>> Start

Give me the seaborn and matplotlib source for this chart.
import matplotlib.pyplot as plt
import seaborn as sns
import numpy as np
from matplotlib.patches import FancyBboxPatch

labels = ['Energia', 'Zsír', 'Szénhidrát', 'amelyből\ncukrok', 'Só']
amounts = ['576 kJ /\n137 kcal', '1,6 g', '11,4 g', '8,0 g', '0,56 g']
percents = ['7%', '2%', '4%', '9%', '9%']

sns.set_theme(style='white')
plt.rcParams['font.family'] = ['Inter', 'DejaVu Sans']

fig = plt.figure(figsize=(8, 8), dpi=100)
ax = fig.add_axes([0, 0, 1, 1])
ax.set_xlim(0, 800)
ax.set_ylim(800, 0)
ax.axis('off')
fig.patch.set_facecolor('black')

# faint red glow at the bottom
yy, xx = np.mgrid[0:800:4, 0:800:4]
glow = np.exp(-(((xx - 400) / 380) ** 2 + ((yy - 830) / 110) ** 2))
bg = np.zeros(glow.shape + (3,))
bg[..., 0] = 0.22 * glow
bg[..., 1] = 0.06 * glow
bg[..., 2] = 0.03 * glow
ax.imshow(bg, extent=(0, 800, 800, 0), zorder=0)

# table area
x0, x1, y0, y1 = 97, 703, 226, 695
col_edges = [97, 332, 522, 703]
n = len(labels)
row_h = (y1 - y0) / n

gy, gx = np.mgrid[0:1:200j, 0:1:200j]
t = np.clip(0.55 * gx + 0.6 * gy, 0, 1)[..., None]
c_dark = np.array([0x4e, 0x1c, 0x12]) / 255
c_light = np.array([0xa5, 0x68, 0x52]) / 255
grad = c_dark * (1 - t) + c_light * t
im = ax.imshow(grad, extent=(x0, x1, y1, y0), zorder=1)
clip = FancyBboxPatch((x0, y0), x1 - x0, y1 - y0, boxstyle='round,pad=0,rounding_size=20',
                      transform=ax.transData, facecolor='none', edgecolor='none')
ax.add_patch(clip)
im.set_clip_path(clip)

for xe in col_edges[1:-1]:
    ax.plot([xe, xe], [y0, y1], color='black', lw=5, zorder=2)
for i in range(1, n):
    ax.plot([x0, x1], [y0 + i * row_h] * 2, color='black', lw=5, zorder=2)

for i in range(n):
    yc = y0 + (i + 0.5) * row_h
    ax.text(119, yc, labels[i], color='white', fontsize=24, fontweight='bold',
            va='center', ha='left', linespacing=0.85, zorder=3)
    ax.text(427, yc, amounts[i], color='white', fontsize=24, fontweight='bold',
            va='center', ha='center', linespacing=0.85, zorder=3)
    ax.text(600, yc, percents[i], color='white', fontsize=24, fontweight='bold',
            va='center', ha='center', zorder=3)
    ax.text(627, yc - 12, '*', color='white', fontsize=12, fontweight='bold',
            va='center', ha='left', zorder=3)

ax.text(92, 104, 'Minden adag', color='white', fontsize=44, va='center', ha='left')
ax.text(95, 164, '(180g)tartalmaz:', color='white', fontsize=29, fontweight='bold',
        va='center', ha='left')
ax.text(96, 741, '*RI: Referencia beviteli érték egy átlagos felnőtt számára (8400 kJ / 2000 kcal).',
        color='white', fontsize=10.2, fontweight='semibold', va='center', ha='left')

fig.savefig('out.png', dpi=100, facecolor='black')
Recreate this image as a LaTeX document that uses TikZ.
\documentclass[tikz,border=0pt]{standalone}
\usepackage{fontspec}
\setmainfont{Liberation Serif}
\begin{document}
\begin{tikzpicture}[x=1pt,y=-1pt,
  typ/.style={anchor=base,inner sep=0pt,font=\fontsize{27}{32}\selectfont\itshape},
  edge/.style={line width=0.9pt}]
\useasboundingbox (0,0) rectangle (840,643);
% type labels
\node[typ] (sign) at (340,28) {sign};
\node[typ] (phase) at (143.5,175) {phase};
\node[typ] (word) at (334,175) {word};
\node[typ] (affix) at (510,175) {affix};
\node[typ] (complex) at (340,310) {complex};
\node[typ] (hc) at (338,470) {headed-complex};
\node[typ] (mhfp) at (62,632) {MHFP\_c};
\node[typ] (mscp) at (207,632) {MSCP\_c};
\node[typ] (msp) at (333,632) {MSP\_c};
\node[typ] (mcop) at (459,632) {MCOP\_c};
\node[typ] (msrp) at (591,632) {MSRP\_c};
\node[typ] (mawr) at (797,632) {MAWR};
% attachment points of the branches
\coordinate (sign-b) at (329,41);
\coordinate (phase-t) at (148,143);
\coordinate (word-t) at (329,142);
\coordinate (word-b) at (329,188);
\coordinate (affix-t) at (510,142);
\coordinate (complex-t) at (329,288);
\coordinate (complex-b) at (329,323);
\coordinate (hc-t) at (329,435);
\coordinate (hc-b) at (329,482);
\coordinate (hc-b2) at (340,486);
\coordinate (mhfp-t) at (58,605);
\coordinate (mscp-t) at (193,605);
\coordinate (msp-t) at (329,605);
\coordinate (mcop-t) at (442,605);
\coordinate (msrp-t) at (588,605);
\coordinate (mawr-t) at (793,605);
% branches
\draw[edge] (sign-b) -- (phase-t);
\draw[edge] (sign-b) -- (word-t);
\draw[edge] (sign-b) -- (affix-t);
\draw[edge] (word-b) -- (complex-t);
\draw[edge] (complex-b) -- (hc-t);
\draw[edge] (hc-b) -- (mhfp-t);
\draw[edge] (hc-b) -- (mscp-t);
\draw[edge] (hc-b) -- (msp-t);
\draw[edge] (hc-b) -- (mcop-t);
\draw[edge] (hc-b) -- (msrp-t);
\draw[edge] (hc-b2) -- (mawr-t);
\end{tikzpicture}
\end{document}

>> End

• **Written exercise**
Extract each line of the listing above, copying it word for word.

• **Solution**
Give me the seaborn and matplotlib source for this chart.
import matplotlib.pyplot as plt
import seaborn as sns
import numpy as np
from matplotlib.patches import FancyBboxPatch

labels = ['Energia', 'Zsír', 'Szénhidrát', 'amelyből\ncukrok', 'Só']
amounts = ['576 kJ /\n137 kcal', '1,6 g', '11,4 g', '8,0 g', '0,56 g']
percents = ['7%', '2%', '4%', '9%', '9%']

sns.set_theme(style='white')
plt.rcParams['font.family'] = ['Inter', 'DejaVu Sans']

fig = plt.figure(figsize=(8, 8), dpi=100)
ax = fig.add_axes([0, 0, 1, 1])
ax.set_xlim(0, 800)
ax.set_ylim(800, 0)
ax.axis('off')
fig.patch.set_facecolor('black')

# faint red glow at the bottom
yy, xx = np.mgrid[0:800:4, 0:800:4]
glow = np.exp(-(((xx - 400) / 380) ** 2 + ((yy - 830) / 110) ** 2))
bg = np.zeros(glow.shape + (3,))
bg[..., 0] = 0.22 * glow
bg[..., 1] = 0.06 * glow
bg[..., 2] = 0.03 * glow
ax.imshow(bg, extent=(0, 800, 800, 0), zorder=0)

# table area
x0, x1, y0, y1 = 97, 703, 226, 695
col_edges = [97, 332, 522, 703]
n = len(labels)
row_h = (y1 - y0) / n

gy, gx = np.mgrid[0:1:200j, 0:1:200j]
t = np.clip(0.55 * gx + 0.6 * gy, 0, 1)[..., None]
c_dark = np.array([0x4e, 0x1c, 0x12]) / 255
c_light = np.array([0xa5, 0x68, 0x52]) / 255
grad = c_dark * (1 - t) + c_light * t
im = ax.imshow(grad, extent=(x0, x1, y1, y0), zorder=1)
clip = FancyBboxPatch((x0, y0), x1 - x0, y1 - y0, boxstyle='round,pad=0,rounding_size=20',
                      transform=ax.transData, facecolor='none', edgecolor='none')
ax.add_patch(clip)
im.set_clip_path(clip)

for xe in col_edges[1:-1]:
    ax.plot([xe, xe], [y0, y1], color='black', lw=5, zorder=2)
for i in range(1, n):
    ax.plot([x0, x1], [y0 + i * row_h] * 2, color='black', lw=5, zorder=2)

for i in range(n):
    yc = y0 + (i + 0.5) * row_h
    ax.text(119, yc, labels[i], color='white', fontsize=24, fontweight='bold',
            va='center', ha='left', linespacing=0.85, zorder=3)
    ax.text(427, yc, amounts[i], color='white', fontsize=24, fontweight='bold',
            va='center', ha='center', linespacing=0.85, zorder=3)
    ax.text(600, yc, percents[i], color='white', fontsize=24, fontweight='bold',
            va='center', ha='center', zorder=3)
    ax.text(627, yc - 12, '*', color='white', fontsize=12, fontweight='bold',
            va='center', ha='left', zorder=3)

ax.text(92, 104, 'Minden adag', color='white', fontsize=44, va='center', ha='left')
ax.text(95, 164, '(180g)tartalmaz:', color='white', fontsize=29, fontweight='bold',
        va='center', ha='left')
ax.text(96, 741, '*RI: Referencia beviteli érték egy átlagos felnőtt számára (8400 kJ / 2000 kcal).',
        color='white', fontsize=10.2, fontweight='semibold', va='center', ha='left')

fig.savefig('out.png', dpi=100, facecolor='black')
Recreate this image as a LaTeX document that uses TikZ.
\documentclass[tikz,border=0pt]{standalone}
\usepackage{fontspec}
\setmainfont{Liberation Serif}
\begin{document}
\begin{tikzpicture}[x=1pt,y=-1pt,
  typ/.style={anchor=base,inner sep=0pt,font=\fontsize{27}{32}\selectfont\itshape},
  edge/.style={line width=0.9pt}]
\useasboundingbox (0,0) rectangle (840,643);
% type labels
\node[typ] (sign) at (340,28) {sign};
\node[typ] (phase) at (143.5,175) {phase};
\node[typ] (word) at (334,175) {word};
\node[typ] (affix) at (510,175) {affix};
\node[typ] (complex) at (340,310) {complex};
\node[typ] (hc) at (338,470) {headed-complex};
\node[typ] (mhfp) at (62,632) {MHFP\_c};
\node[typ] (mscp) at (207,632) {MSCP\_c};
\node[typ] (msp) at (333,632) {MSP\_c};
\node[typ] (mcop) at (459,632) {MCOP\_c};
\node[typ] (msrp) at (591,632) {MSRP\_c};
\node[typ] (mawr) at (797,632) {MAWR};
% attachment points of the branches
\coordinate (sign-b) at (329,41);
\coordinate (phase-t) at (148,143);
\coordinate (word-t) at (329,142);
\coordinate (word-b) at (329,188);
\coordinate (affix-t) at (510,142);
\coordinate (complex-t) at (329,288);
\coordinate (complex-b) at (329,323);
\coordinate (hc-t) at (329,435);
\coordinate (hc-b) at (329,482);
\coordinate (hc-b2) at (340,486);
\coordinate (mhfp-t) at (58,605);
\coordinate (mscp-t) at (193,605);
\coordinate (msp-t) at (329,605);
\coordinate (mcop-t) at (442,605);
\coordinate (msrp-t) at (588,605);
\coordinate (mawr-t) at (793,605);
% branches
\draw[edge] (sign-b) -- (phase-t);
\draw[edge] (sign-b) -- (word-t);
\draw[edge] (sign-b) -- (affix-t);
\draw[edge] (word-b) -- (complex-t);
\draw[edge] (complex-b) -- (hc-t);
\draw[edge] (hc-b) -- (mhfp-t);
\draw[edge] (hc-b) -- (mscp-t);
\draw[edge] (hc-b) -- (msp-t);
\draw[edge] (hc-b) -- (mcop-t);
\draw[edge] (hc-b) -- (msrp-t);
\draw[edge] (hc-b2) -- (mawr-t);
\end{tikzpicture}
\end{document}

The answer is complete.